◆ Task to complete:
Only the lines from the start of the data through the line containing "const yTop = 10;" should be written out, exactly as they are, with both ends included and the pictures left out.

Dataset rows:
= = = = = = =
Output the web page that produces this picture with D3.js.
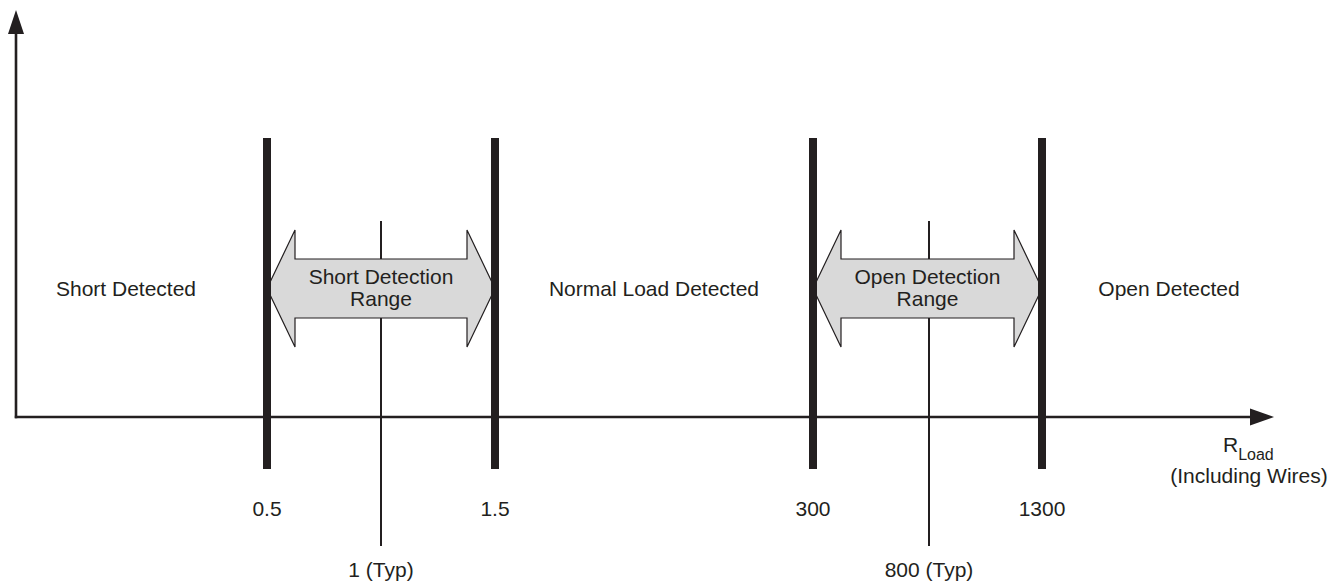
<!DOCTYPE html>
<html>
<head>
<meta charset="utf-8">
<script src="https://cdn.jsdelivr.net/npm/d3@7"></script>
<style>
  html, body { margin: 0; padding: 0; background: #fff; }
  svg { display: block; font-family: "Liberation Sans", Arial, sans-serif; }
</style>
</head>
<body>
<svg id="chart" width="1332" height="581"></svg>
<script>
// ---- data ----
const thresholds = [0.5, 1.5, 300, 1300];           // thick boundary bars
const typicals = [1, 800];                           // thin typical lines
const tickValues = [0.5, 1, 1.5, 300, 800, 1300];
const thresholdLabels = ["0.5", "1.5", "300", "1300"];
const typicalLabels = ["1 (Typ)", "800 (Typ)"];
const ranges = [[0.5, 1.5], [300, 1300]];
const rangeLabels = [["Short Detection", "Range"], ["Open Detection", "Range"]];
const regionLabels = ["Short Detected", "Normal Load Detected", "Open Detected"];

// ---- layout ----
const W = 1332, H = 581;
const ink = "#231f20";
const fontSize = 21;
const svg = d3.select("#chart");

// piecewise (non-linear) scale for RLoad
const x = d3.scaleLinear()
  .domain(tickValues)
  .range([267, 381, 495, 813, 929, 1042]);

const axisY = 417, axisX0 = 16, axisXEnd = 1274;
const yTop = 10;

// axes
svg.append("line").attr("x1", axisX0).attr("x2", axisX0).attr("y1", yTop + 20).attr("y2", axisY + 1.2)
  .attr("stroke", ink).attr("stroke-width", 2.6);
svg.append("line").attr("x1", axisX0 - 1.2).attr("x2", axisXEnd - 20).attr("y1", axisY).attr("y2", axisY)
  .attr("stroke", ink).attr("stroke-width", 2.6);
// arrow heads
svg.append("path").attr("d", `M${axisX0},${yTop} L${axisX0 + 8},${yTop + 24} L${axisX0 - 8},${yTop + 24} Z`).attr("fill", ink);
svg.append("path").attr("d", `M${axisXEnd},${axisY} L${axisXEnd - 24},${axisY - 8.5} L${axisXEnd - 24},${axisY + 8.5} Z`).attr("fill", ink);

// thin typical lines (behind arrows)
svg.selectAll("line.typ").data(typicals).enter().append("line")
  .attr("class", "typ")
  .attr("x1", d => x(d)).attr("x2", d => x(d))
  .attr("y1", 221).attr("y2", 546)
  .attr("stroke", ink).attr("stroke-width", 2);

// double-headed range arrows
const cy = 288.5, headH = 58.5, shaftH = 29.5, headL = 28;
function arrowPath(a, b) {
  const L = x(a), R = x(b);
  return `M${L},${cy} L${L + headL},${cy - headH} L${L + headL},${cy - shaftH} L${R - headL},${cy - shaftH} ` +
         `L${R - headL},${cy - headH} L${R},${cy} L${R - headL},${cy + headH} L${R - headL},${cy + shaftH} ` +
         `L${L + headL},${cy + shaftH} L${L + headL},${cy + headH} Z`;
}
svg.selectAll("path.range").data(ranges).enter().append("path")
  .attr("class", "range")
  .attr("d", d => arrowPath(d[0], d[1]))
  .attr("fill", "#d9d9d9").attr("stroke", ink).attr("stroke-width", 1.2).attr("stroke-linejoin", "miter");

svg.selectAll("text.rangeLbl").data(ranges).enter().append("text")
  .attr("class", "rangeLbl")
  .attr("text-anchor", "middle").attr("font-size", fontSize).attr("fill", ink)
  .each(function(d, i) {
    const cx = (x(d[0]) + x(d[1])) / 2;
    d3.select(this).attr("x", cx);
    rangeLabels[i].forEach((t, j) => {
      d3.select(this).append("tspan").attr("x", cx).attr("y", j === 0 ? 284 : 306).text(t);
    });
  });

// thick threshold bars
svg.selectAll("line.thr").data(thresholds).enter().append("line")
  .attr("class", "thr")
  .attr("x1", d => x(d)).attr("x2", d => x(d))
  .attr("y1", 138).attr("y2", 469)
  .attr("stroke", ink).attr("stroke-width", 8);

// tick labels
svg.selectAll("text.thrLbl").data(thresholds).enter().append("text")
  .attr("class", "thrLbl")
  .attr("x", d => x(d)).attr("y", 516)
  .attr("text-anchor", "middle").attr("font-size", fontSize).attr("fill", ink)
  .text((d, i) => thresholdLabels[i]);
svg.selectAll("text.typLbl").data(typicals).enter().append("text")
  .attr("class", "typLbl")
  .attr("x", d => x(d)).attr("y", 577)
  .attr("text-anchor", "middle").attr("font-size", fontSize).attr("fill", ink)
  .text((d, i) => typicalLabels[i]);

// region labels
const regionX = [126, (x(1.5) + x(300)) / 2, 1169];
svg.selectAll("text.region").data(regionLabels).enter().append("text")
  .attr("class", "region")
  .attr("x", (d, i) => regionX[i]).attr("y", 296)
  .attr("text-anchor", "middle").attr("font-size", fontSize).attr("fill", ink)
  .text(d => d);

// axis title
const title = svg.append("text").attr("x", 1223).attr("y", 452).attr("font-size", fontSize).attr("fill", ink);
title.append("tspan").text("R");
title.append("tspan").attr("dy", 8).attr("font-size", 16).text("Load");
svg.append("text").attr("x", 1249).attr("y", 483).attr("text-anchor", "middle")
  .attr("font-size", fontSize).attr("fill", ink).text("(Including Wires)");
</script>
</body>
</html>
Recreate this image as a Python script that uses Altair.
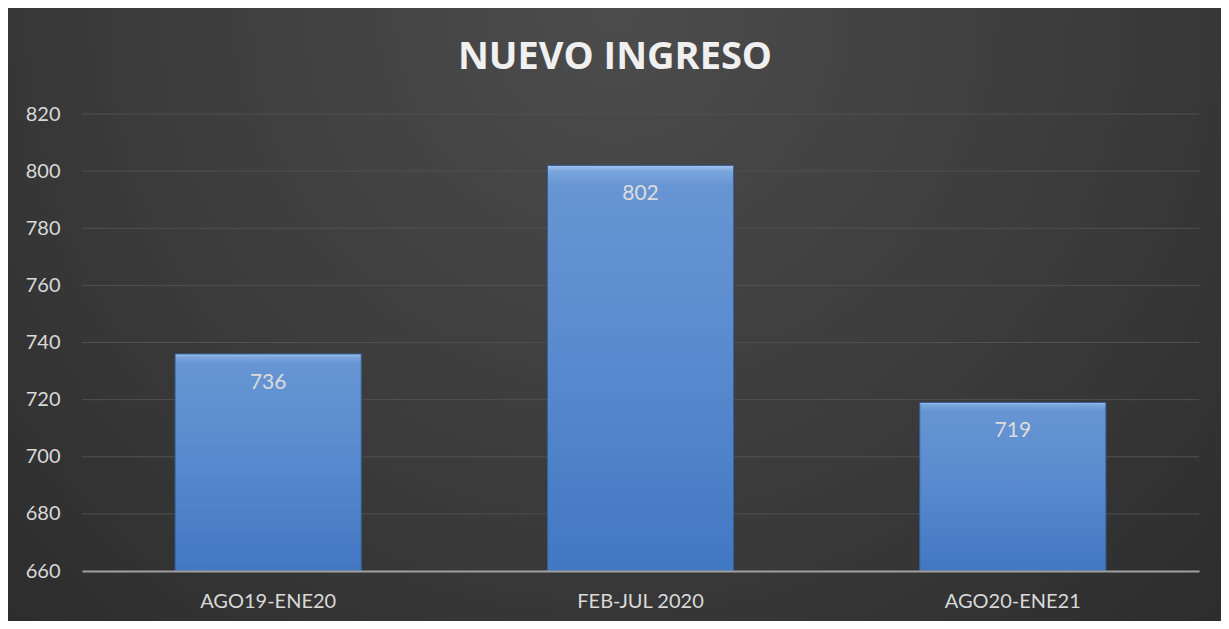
= = = = = = =
◆ Response:
Output the web page that produces this picture with D3.js.
<!DOCTYPE html>
<html>
<head>
<meta charset="utf-8">
<script src="https://cdn.jsdelivr.net/npm/d3@7"></script>
<style>
  html, body { margin: 0; padding: 0; background: #fff; }
  svg { display: block; font-family: "Liberation Sans", Arial, sans-serif; }
</style>
</head>
<body>
<svg id="chart" width="1332" height="581"></svg>
<script>
// ---- data ----
const thresholds = [0.5, 1.5, 300, 1300];           // thick boundary bars
const typicals = [1, 800];                           // thin typical lines
const tickValues = [0.5, 1, 1.5, 300, 800, 1300];
const thresholdLabels = ["0.5", "1.5", "300", "1300"];
const typicalLabels = ["1 (Typ)", "800 (Typ)"];
const ranges = [[0.5, 1.5], [300, 1300]];
const rangeLabels = [["Short Detection", "Range"], ["Open Detection", "Range"]];
const regionLabels = ["Short Detected", "Normal Load Detected", "Open Detected"];

// ---- layout ----
const W = 1332, H = 581;
const ink = "#231f20";
const fontSize = 21;
const svg = d3.select("#chart");

// piecewise (non-linear) scale for RLoad
const x = d3.scaleLinear()
  .domain(tickValues)
  .range([267, 381, 495, 813, 929, 1042]);

const axisY = 417, axisX0 = 16, axisXEnd = 1274;
const yTop = 10;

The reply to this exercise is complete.